• [Exercise prompt] Skip the pictures. Copy all the rest of the records down exactly.

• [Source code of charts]
···

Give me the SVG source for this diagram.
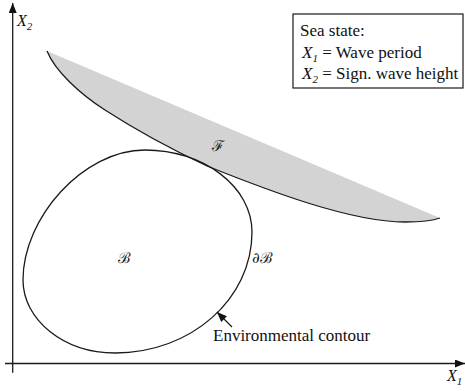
<svg xmlns="http://www.w3.org/2000/svg" width="465" height="391" viewBox="0 0 465 391">
<defs>
<style>
.t{font-family:"Liberation Serif","Times New Roman",serif;font-size:17px;fill:#111}
.i{font-style:italic}
.s{font-size:11px;font-style:italic}
.sc{font-family:"DejaVu Serif","Liberation Serif",serif;font-size:15px;fill:#222}
.ln{fill:none;stroke:#1a1a1a;stroke-width:1.3}
</style>
<marker id="ah" viewBox="0 0 10 8" refX="10" refY="4" markerWidth="10" markerHeight="8" markerUnits="userSpaceOnUse" orient="auto">
<path d="M0,0 L10,4 L0,8 Z" fill="#111"/>
</marker>
</defs>
<rect width="465" height="391" fill="#fff"/>
<g id="failure-region">
<path d="M47,51 C55,71 80,94 105,110 C139,132 173,150 207,166 C267,190 350,222 405,222 C420,222 432,221 440,218 Z" fill="#d3d3d3" stroke="none"/>
<path class="ln" d="M47,51 C55,71 80,94 105,110 C139,132 173,150 207,166 C267,190 350,222 405,222 C420,222 432,221 440,218"/>
<text class="sc" x="218" y="151" text-anchor="middle">ℱ</text>
</g>
<g id="contour">
<path class="ln" d="M145,150 C204,150 252,187 252,232 C252,299 191,353 115,353 C64,353 23,320 23,280 C23,218 83,150 145,150 Z"/>
<text class="sc" x="124" y="263" text-anchor="middle">ℬ</text>
<text class="sc" x="252" y="263">∂ℬ</text>
</g>
<g id="legend">
<rect x="293" y="14" width="170" height="74" fill="#fff" stroke="#1a1a1a" stroke-width="1.2"/>
<text class="t" x="300" y="36">Sea state:</text>
<text class="t" x="302" y="57.5"><tspan class="i">X</tspan><tspan class="s" dy="4">1</tspan><tspan dy="-4"> = Wave period</tspan></text>
<text class="t" x="302" y="79"><tspan class="i">X</tspan><tspan class="s" dy="4">2</tspan><tspan dy="-4"> = Sign. wave height</tspan></text>
</g>
<g id="axis-labels">
<text class="t i" x="17" y="26" style="font-size:16px">X<tspan class="s" dy="4">2</tspan></text>
<text class="t i" x="447" y="381" style="font-size:16px">X<tspan class="s" dy="4">1</tspan></text>
<text class="t" x="213" y="341">Environmental contour</text>
</g>
<g id="connectors">
<line class="ln" x1="12.7" y1="372.7" x2="12.7" y2="3" marker-end="url(#ah)"/>
<line class="ln" x1="5" y1="363.5" x2="465" y2="363.5" marker-end="url(#ah)"/>
<line class="ln" x1="232" y1="327" x2="217" y2="312" marker-end="url(#ah)"/>
</g>
</svg>
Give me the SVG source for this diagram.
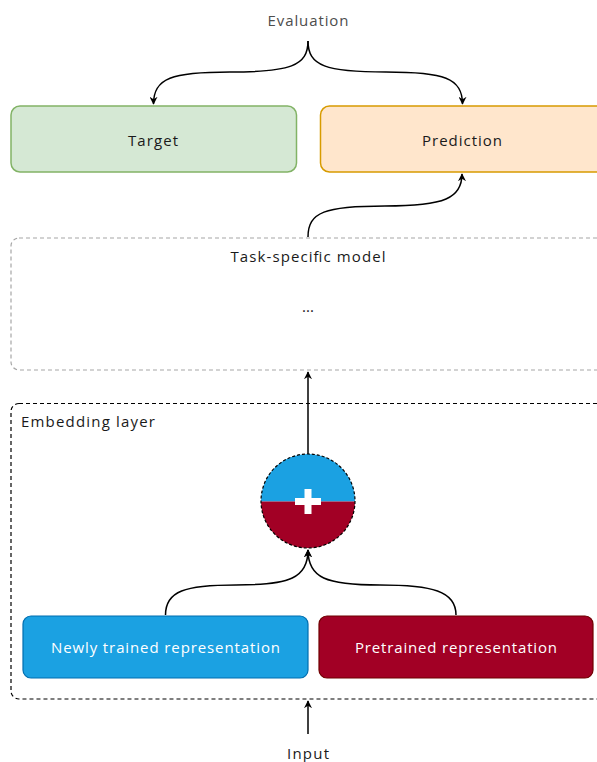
<svg xmlns="http://www.w3.org/2000/svg" width="597" height="762" viewBox="0 0 597 762">
<defs>
<style>
.t{font-family:"Open Sans","Liberation Sans",sans-serif;font-size:15px;text-anchor:middle;dominant-baseline:central;fill:#1a1a1a}
.lbl{fill:#4d4d4d}
.w{fill:#ffffff;font-weight:500}
.edge{fill:none;stroke:#000;stroke-width:1.5}
</style>
<marker id="ah" viewBox="0 0 10 10" refX="9" refY="5" markerWidth="8" markerHeight="8" markerUnits="userSpaceOnUse" orient="auto">
<path d="M0,0 L10,5 L0,10 L3,5 Z" fill="#000"/>
</marker>
<clipPath id="topHalf"><rect x="250" y="440" width="120" height="61.5"/></clipPath>
<clipPath id="botHalf"><rect x="250" y="501.5" width="120" height="60"/></clipPath>
</defs>
<rect width="597" height="762" fill="#ffffff"/>

<g id="task-model">
<rect x="11" y="238" width="620" height="132" rx="8" fill="none" stroke="#a6a6a6" stroke-width="1.2" stroke-dasharray="4 3"/>
<text class="t" x="308" y="256" textLength="155">Task-specific model</text>
<text class="t" x="308" y="306">...</text>
</g>

<g id="embedding-layer">
<rect x="11" y="403.5" width="620" height="295.5" rx="8" fill="none" stroke="#000" stroke-width="1.2" stroke-dasharray="4 3"/>
<text class="t" x="21" y="421" style="text-anchor:start" textLength="134">Embedding layer</text>
</g>

<g id="evaluation">
<text class="t lbl" x="308" y="20" textLength="81">Evaluation</text>
</g>

<g id="target">
<rect x="11" y="106" width="285.5" height="66" rx="9" fill="#d5e8d4" stroke="#82b366" stroke-width="1.5"/>
<text class="t" x="153" y="140" textLength="50">Target</text>
</g>

<g id="prediction">
<rect x="320.5" y="106" width="300" height="66" rx="9" fill="#ffe6cc" stroke="#d79b00" stroke-width="1.5"/>
<text class="t" x="462" y="140" textLength="80">Prediction</text>
</g>

<g id="sum">
<circle cx="308" cy="501" r="47" fill="#1ba1e2" clip-path="url(#topHalf)"/>
<circle cx="308" cy="501" r="47" fill="#a20025" clip-path="url(#botHalf)"/>
<circle cx="308" cy="501" r="47" fill="none" stroke="#000" stroke-width="1.2" stroke-dasharray="3 2"/>
<rect x="295" y="498" width="26" height="7" fill="#ffffff"/>
<rect x="304.5" y="489" width="7" height="25" fill="#ffffff"/>
</g>

<g id="newly-trained">
<rect x="23" y="616" width="285" height="62" rx="8" fill="#1ba1e2" stroke="#006eaf" stroke-width="1.2"/>
<text class="t w" x="165.5" y="647" textLength="229">Newly trained representation</text>
</g>

<g id="pretrained">
<rect x="319" y="616" width="274" height="62" rx="8" fill="#a20025" stroke="#6f0000" stroke-width="1.2"/>
<text class="t w" x="456" y="647" textLength="202">Pretrained representation</text>
</g>

<g id="input">
<text class="t" x="308" y="753" textLength="42">Input</text>
</g>

<g id="connectors">
<path class="edge" d="M308,41 C308,66 290,72 230,72 C172,72 153.5,78 153.5,104" marker-end="url(#ah)"/>
<path class="edge" d="M308,41 C308,66 326,72 386,72 C444,72 462.5,78 462.5,104" marker-end="url(#ah)"/>
<path class="edge" d="M308,237 C308,212 325,206 385,206 C445,206 462,198 462,174" marker-end="url(#ah)"/>
<path class="edge" d="M308,454 L308,372" marker-end="url(#ah)"/>
<path class="edge" d="M165.5,615 C165.5,591 185,585 236,585 C290,585 308,578 308,550" marker-end="url(#ah)"/>
<path class="edge" d="M456,615 C456,591 432,585 380,585 C326,585 308,578 308,550" marker-end="url(#ah)"/>
<path class="edge" d="M308,734 L308,701" marker-end="url(#ah)"/>
</g>
</svg>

···

• [Expected answer]
Give me the SVG source for this diagram.
<svg xmlns="http://www.w3.org/2000/svg" width="465" height="391" viewBox="0 0 465 391">
<defs>
<style>
.t{font-family:"Liberation Serif","Times New Roman",serif;font-size:17px;fill:#111}
.i{font-style:italic}
.s{font-size:11px;font-style:italic}
.sc{font-family:"DejaVu Serif","Liberation Serif",serif;font-size:15px;fill:#222}
.ln{fill:none;stroke:#1a1a1a;stroke-width:1.3}
</style>
<marker id="ah" viewBox="0 0 10 8" refX="10" refY="4" markerWidth="10" markerHeight="8" markerUnits="userSpaceOnUse" orient="auto">
<path d="M0,0 L10,4 L0,8 Z" fill="#111"/>
</marker>
</defs>
<rect width="465" height="391" fill="#fff"/>
<g id="failure-region">
<path d="M47,51 C55,71 80,94 105,110 C139,132 173,150 207,166 C267,190 350,222 405,222 C420,222 432,221 440,218 Z" fill="#d3d3d3" stroke="none"/>
<path class="ln" d="M47,51 C55,71 80,94 105,110 C139,132 173,150 207,166 C267,190 350,222 405,222 C420,222 432,221 440,218"/>
<text class="sc" x="218" y="151" text-anchor="middle">ℱ</text>
</g>
<g id="contour">
<path class="ln" d="M145,150 C204,150 252,187 252,232 C252,299 191,353 115,353 C64,353 23,320 23,280 C23,218 83,150 145,150 Z"/>
<text class="sc" x="124" y="263" text-anchor="middle">ℬ</text>
<text class="sc" x="252" y="263">∂ℬ</text>
</g>
<g id="legend">
<rect x="293" y="14" width="170" height="74" fill="#fff" stroke="#1a1a1a" stroke-width="1.2"/>
<text class="t" x="300" y="36">Sea state:</text>
<text class="t" x="302" y="57.5"><tspan class="i">X</tspan><tspan class="s" dy="4">1</tspan><tspan dy="-4"> = Wave period</tspan></text>
<text class="t" x="302" y="79"><tspan class="i">X</tspan><tspan class="s" dy="4">2</tspan><tspan dy="-4"> = Sign. wave height</tspan></text>
</g>
<g id="axis-labels">
<text class="t i" x="17" y="26" style="font-size:16px">X<tspan class="s" dy="4">2</tspan></text>
<text class="t i" x="447" y="381" style="font-size:16px">X<tspan class="s" dy="4">1</tspan></text>
<text class="t" x="213" y="341">Environmental contour</text>
</g>
<g id="connectors">
<line class="ln" x1="12.7" y1="372.7" x2="12.7" y2="3" marker-end="url(#ah)"/>
<line class="ln" x1="5" y1="363.5" x2="465" y2="363.5" marker-end="url(#ah)"/>
<line class="ln" x1="232" y1="327" x2="217" y2="312" marker-end="url(#ah)"/>
</g>
</svg>
Give me the SVG source for this diagram.
<svg xmlns="http://www.w3.org/2000/svg" width="597" height="762" viewBox="0 0 597 762">
<defs>
<style>
.t{font-family:"Open Sans","Liberation Sans",sans-serif;font-size:15px;text-anchor:middle;dominant-baseline:central;fill:#1a1a1a}
.lbl{fill:#4d4d4d}
.w{fill:#ffffff;font-weight:500}
.edge{fill:none;stroke:#000;stroke-width:1.5}
</style>
<marker id="ah" viewBox="0 0 10 10" refX="9" refY="5" markerWidth="8" markerHeight="8" markerUnits="userSpaceOnUse" orient="auto">
<path d="M0,0 L10,5 L0,10 L3,5 Z" fill="#000"/>
</marker>
<clipPath id="topHalf"><rect x="250" y="440" width="120" height="61.5"/></clipPath>
<clipPath id="botHalf"><rect x="250" y="501.5" width="120" height="60"/></clipPath>
</defs>
<rect width="597" height="762" fill="#ffffff"/>

<g id="task-model">
<rect x="11" y="238" width="620" height="132" rx="8" fill="none" stroke="#a6a6a6" stroke-width="1.2" stroke-dasharray="4 3"/>
<text class="t" x="308" y="256" textLength="155">Task-specific model</text>
<text class="t" x="308" y="306">...</text>
</g>

<g id="embedding-layer">
<rect x="11" y="403.5" width="620" height="295.5" rx="8" fill="none" stroke="#000" stroke-width="1.2" stroke-dasharray="4 3"/>
<text class="t" x="21" y="421" style="text-anchor:start" textLength="134">Embedding layer</text>
</g>

<g id="evaluation">
<text class="t lbl" x="308" y="20" textLength="81">Evaluation</text>
</g>

<g id="target">
<rect x="11" y="106" width="285.5" height="66" rx="9" fill="#d5e8d4" stroke="#82b366" stroke-width="1.5"/>
<text class="t" x="153" y="140" textLength="50">Target</text>
</g>

<g id="prediction">
<rect x="320.5" y="106" width="300" height="66" rx="9" fill="#ffe6cc" stroke="#d79b00" stroke-width="1.5"/>
<text class="t" x="462" y="140" textLength="80">Prediction</text>
</g>

<g id="sum">
<circle cx="308" cy="501" r="47" fill="#1ba1e2" clip-path="url(#topHalf)"/>
<circle cx="308" cy="501" r="47" fill="#a20025" clip-path="url(#botHalf)"/>
<circle cx="308" cy="501" r="47" fill="none" stroke="#000" stroke-width="1.2" stroke-dasharray="3 2"/>
<rect x="295" y="498" width="26" height="7" fill="#ffffff"/>
<rect x="304.5" y="489" width="7" height="25" fill="#ffffff"/>
</g>

<g id="newly-trained">
<rect x="23" y="616" width="285" height="62" rx="8" fill="#1ba1e2" stroke="#006eaf" stroke-width="1.2"/>
<text class="t w" x="165.5" y="647" textLength="229">Newly trained representation</text>
</g>

<g id="pretrained">
<rect x="319" y="616" width="274" height="62" rx="8" fill="#a20025" stroke="#6f0000" stroke-width="1.2"/>
<text class="t w" x="456" y="647" textLength="202">Pretrained representation</text>
</g>

<g id="input">
<text class="t" x="308" y="753" textLength="42">Input</text>
</g>

<g id="connectors">
<path class="edge" d="M308,41 C308,66 290,72 230,72 C172,72 153.5,78 153.5,104" marker-end="url(#ah)"/>
<path class="edge" d="M308,41 C308,66 326,72 386,72 C444,72 462.5,78 462.5,104" marker-end="url(#ah)"/>
<path class="edge" d="M308,237 C308,212 325,206 385,206 C445,206 462,198 462,174" marker-end="url(#ah)"/>
<path class="edge" d="M308,454 L308,372" marker-end="url(#ah)"/>
<path class="edge" d="M165.5,615 C165.5,591 185,585 236,585 C290,585 308,578 308,550" marker-end="url(#ah)"/>
<path class="edge" d="M456,615 C456,591 432,585 380,585 C326,585 308,578 308,550" marker-end="url(#ah)"/>
<path class="edge" d="M308,734 L308,701" marker-end="url(#ah)"/>
</g>
</svg>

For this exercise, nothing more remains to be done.